Turkey on Wednesday concluded its search and rescue efforts in the western province of Izmir, which was hit by a 6.6 magnitude earthquake last Friday, a senior official confirmed. A total of 107 people were pulled from the rubble of collapsed buildings. Mehmet Güllüoğlu, head of the Disaster and Emergency Management Authority (AFAD) that coordinated the efforts, tweeted that the crews had completed their task of going through the rubble of buildings that collapsed in the disaster.
The latest death toll from the earthquake was 114, with 137 people still being treated for injuries. Some 1,035 people were injured in the earthquake. 898 people were discharged from hospitals after their treatment. Search and rescue teams were on the ground to extract victims from the rubble of 17 collapsed and partially collapsed buildings in the province since Friday.
The government had earlier pledged to provide a lifeline to survivors as the winter approaches. Authorities have announced that prefabricated housing units will be set up for survivors and people living in damaged buildings who were relocated to tents after the disaster.
Speaking in Izmir on Wednesday, Minister of Environment and Urban Planning Murat Kurum said they would heal the wounds of “our brothers and sisters in Izmir.” He noted that the issues of rebuilding and urban transformation were discussed in Tuesday’s cabinet meeting. “We have to build safe, sturdy residences in Izmir and increase safety inspections. Our country is under a serious risk of earthquake and each disaster reminds us of this,” he said. The urban transformation refers to projects that involve the demolition of old, decrepit buildings, buildings deemed unsafe and reconstruction in the same area of new houses endurable to earthquakes. 1.5 million housing units - apartment flats, single-story houses, et cetera - will be transformed within the next five years under an ambitious plan by the government. Under a plan unveiled last year, at least 300,000 units will be demolished and replaced with new ones in five years.
HOUSES, AID FOR VICTIMS
Kurum said new buildings which would replace the collapsed ones will have five floors at most and constructed of “quality” material ensuring safety against the earthquake. He said 3,000 houses will be build in Izmir initially and they were set to be delivered to residents within one year. The minister noted that 180 buildings had heavy damage and needed to be demolished immediately while 1,267 buildings sustained slight damage and another 190 had “medium” damage. He said 4,643 tents were sent to the disaster zone and guesthouses of government agencies with a capacity of 7,600 people were available for the use of survivors.

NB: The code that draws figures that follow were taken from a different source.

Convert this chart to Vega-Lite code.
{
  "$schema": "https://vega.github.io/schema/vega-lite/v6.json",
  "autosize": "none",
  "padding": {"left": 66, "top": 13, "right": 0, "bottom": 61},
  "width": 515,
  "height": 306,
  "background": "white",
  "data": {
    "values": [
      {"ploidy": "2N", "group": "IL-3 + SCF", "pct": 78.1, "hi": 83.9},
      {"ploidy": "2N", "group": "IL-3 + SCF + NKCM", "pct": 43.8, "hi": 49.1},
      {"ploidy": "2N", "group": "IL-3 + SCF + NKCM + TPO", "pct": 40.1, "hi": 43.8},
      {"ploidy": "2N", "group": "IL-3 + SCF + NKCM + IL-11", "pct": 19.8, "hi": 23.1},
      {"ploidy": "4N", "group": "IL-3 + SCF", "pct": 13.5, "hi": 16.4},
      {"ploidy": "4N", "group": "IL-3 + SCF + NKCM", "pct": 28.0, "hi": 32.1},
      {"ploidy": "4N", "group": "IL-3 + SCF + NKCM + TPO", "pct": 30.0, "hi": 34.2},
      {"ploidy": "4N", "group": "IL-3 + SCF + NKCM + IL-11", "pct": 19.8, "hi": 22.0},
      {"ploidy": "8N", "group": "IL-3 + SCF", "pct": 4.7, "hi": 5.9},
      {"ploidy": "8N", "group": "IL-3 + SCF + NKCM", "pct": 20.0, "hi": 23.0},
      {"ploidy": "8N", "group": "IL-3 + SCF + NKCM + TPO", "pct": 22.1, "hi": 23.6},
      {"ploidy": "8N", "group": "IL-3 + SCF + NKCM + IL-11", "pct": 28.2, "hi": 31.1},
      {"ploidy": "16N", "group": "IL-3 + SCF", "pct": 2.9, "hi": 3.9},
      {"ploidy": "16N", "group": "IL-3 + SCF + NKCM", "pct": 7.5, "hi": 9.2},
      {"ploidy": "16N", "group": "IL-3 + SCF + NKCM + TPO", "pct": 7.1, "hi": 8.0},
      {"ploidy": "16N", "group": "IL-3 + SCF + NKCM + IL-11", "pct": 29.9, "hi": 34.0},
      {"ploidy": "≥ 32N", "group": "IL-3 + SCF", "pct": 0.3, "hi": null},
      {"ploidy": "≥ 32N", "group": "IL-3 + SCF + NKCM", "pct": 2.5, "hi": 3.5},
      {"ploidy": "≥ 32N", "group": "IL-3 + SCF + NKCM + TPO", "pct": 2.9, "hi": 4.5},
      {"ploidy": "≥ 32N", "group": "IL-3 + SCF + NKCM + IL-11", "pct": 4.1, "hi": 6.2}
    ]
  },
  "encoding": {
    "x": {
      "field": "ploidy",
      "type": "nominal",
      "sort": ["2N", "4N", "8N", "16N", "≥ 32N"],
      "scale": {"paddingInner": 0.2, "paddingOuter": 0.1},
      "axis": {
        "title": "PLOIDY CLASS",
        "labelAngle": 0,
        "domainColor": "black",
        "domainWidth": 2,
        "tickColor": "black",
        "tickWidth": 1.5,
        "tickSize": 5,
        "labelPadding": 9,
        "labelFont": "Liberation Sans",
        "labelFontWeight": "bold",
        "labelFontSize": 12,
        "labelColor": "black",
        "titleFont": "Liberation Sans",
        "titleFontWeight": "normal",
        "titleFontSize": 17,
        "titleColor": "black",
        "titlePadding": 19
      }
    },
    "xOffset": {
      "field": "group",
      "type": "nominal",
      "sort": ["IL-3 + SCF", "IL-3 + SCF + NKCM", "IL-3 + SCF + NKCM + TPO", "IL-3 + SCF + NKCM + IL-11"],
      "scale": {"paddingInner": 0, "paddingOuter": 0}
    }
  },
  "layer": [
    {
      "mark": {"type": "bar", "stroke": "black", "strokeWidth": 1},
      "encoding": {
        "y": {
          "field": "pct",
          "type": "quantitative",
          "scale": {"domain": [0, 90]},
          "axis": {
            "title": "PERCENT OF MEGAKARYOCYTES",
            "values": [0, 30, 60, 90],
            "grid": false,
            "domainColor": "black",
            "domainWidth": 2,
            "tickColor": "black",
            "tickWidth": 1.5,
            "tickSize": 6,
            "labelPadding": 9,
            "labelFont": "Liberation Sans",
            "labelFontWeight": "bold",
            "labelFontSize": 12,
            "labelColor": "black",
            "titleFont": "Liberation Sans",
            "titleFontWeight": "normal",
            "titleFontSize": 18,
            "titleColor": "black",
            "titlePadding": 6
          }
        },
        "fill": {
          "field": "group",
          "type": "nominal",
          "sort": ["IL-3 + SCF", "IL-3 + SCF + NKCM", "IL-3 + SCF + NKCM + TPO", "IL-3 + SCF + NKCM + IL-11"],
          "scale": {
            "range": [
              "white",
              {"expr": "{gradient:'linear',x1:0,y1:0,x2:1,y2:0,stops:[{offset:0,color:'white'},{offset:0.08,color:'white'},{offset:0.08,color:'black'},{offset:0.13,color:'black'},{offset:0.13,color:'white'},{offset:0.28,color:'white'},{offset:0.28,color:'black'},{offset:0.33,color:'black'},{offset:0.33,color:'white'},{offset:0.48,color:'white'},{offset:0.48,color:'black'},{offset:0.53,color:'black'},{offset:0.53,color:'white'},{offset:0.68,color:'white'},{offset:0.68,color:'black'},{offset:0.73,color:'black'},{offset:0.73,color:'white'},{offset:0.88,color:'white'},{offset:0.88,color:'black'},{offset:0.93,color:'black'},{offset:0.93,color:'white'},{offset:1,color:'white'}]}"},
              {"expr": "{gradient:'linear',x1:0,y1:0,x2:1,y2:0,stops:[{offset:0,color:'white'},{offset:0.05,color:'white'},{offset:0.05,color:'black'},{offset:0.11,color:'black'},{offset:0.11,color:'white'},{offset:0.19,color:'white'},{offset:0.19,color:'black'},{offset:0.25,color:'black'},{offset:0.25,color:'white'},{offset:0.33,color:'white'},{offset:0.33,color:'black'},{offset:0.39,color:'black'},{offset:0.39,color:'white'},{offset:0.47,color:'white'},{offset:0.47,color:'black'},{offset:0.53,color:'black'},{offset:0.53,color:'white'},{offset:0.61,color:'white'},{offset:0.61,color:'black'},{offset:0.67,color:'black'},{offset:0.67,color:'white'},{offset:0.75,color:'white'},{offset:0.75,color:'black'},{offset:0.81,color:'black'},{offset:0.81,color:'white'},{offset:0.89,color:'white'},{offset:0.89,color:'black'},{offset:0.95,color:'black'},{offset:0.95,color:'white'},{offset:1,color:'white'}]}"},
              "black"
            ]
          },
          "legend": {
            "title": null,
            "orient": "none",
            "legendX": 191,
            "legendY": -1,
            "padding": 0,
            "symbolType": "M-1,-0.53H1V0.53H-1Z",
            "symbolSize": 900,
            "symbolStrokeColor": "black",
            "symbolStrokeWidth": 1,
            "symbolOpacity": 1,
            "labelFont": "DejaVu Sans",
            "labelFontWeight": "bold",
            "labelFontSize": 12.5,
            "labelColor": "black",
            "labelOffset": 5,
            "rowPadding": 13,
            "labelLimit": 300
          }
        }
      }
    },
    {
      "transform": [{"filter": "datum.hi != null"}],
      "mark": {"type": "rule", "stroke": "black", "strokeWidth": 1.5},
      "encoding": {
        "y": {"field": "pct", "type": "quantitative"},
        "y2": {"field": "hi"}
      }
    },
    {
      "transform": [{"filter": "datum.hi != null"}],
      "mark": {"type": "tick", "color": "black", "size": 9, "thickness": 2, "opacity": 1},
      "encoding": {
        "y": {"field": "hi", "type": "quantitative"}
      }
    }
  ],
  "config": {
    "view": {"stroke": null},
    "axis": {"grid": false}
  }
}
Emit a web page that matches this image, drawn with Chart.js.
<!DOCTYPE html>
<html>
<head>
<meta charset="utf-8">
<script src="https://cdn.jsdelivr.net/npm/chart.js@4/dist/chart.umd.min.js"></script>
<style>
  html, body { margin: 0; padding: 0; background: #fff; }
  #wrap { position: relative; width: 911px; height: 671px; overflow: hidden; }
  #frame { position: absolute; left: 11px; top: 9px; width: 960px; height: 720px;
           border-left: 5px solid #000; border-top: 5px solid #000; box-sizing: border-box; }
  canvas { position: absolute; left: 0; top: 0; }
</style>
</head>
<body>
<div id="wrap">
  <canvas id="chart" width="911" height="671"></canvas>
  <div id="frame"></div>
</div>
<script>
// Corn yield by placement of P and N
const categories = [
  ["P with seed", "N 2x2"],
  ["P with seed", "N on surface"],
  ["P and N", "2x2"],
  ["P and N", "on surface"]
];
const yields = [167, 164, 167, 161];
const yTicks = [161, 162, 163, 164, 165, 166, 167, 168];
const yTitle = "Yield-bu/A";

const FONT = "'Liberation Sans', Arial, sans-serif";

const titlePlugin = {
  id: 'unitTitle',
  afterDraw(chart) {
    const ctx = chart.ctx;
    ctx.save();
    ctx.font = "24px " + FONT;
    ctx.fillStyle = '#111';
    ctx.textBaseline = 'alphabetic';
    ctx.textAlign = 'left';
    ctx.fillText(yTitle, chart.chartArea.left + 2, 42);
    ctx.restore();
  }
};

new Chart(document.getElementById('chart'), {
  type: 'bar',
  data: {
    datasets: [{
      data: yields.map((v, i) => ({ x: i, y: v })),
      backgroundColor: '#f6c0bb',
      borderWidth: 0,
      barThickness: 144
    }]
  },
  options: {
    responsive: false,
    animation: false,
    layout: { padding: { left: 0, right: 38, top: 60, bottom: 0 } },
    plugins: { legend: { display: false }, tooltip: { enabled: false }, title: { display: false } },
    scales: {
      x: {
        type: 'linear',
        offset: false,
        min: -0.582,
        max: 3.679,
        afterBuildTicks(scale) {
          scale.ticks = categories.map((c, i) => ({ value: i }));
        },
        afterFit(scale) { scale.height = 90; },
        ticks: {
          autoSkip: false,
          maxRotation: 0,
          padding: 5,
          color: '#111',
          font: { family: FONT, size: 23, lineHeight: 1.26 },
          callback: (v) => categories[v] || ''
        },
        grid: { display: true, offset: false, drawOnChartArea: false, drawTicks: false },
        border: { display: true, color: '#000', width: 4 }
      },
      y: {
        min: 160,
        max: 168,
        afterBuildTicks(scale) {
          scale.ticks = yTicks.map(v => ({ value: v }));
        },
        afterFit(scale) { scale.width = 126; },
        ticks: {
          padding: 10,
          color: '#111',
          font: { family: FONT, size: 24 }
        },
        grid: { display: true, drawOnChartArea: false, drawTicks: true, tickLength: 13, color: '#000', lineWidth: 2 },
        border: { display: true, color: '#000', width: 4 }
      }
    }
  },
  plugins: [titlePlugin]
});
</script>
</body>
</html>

The minister added that 1,000 prefabricated housing units were being set up in Bayraklı, the worst-hit district and an additional 312 units will be installed inside the sprawling campus of Ege University to address the needs of people left homeless by the earthquake.
The minister also urged the public to apply to local branches of his ministry for assessment of risky buildings they reside.
The nation mobilized following the earthquake and aid poured in to Izmir from all across the country. From ordinary citizens to non-profit organizations, companies and municipalities, everyone donated whatever he or she can. Donations include blankets, sleeping bags, clothes, shoes, baby formula, hygiene kits and food. A warehouse set up near the disaster-hit districts were full of aid brought in by seven trucks and aid delivery was continuing as of Wednesday. AFAD and Turkish Red Crescent (Kızılay) also delivered thousands of tents, blankets, beds and kitchen utensils to families affected by the earthquake. The Ministry of Family, Labor and Social Services earmarked a TL 10 million ($1.1 million) emergency fund for the disaster zone, to cover housing, furniture and other needs of the survivors. More funds are gradually being allocated. Each family who lost their home in the earthquake or cannot go back into their damaged houses are being paid TL 30,000 to buy new furnitures, in addition to cash for rent.
This was the second deadly earthquake so far this year in Turkey, after a 6.8-magnitude earthquake hit the eastern province of Elazığ in January, killing 41 and injuring 1,600.
As a country situated on several active fault lines, the earthquake renewed fears over when Istanbul might be hit by a big tremor after the devastating 7.4 magnitude quake in 1999 in Gölcük that killed more than 17,000. Despite being located among the world's most seismically active zones and suffering several major earthquakes in the past, the Gölcük disaster left everlasting scars in Turkey's memory and led to some major changes in both regulations and people's awareness of the issue.